When four dogs and one horse, all apparently honourable and well brought up, agree on such a point, to theorise to the contrary would be ungracious.

NEPTUNE’S HANDICRAFT

February 16, 1909.

An easterly breeze coincident with a flowing tide occasionally (though not invariably) creates a gentle swirl in Brammo Bay, a swirl so placid as to be imperceptible in default of such indices as driftwood. Under such a condition Neptune makes playthings which possibly in some future age may puzzle men who happen to ponder seriously on first causes. I recall an afternoon when such playthings were being manufactured abundantly. Globular, oval, and sausage-shaped dollops of dark-grey mud were twirling and rolling on the fringe of listless wavelets. The uniformity of the several models and their apparent solidity excited curiosity. Upon investigation all the large examples were more or less coated with sand. Some were so completely and smoothly enveloped that they appeared to be actual balls of sand and shell grit. The mass, however, was found to be mud mixed with fine sand, with generally a shell or portion thereof, or a fragment of coral as a kernel or core. In fact, each of the dollops was a fair sample of the material of the ocean floor extending from the inner edge of the coral to the beach.
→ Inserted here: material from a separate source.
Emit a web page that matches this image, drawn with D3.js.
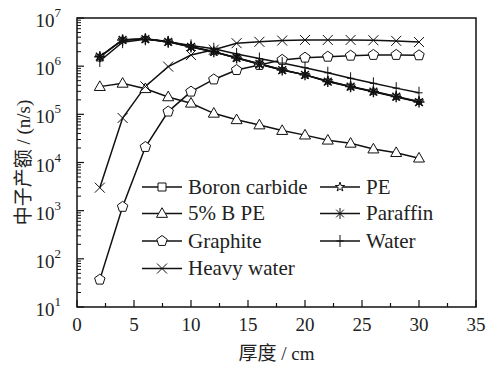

With so many samples in view one could observe the whole process of formation. The crescentic sweep of the wavelets rolled fragments of shell or coral in the mud, successive revolutions adding to the respective bulks by accretion. As the tide rose each piece was trundled on to the sloping beach, to be rolled and compressed until coated with a mosaic of white shell chips, angularities of silica and micaceous spangles, the finished article being cast aside as the tide receded.

Sometimes the wavelets did the kneading and rolling so clumsily that the nodule was malformed, but the majority were singularly symmetrical, evidencing nice adjustment between the degree of adhesiveness of the “pug” and the applied force of the wave. Several weighed nearly a quarter of a pound, while the majority were not much bigger than marbles, and the oval was the most frequent form.

Is it reasonable to conjecture that some of these singular formations which Neptune turned out by the score during an idle afternoon may be preserved — kernels of sedimentary rock each in a case of sandstone — throughout the wreck of matter to form the texts of scientific homilies in ages to come?

THE ATROCITY OF THE SNAKE

September 28, 1909.

A red snake discovered in a coop with a hen and clutch of chicks. The coop had been deemed snake-proof, but the slim snake had easily passed in at the half-inch mesh wire-netting in front. Upon investigation it was found that the snake had swallowed one chick (and had thereby become a prisoner), had killed three others and maimed a fifth so that it died, and that the hen had killed the snake by pecking its head. The snake (a non-venomous species) was about a yard long and had killed the chicks by constriction. If snakes are in the habit of killing more than they can eat of the broods of wild birds, how enormous the toll they take!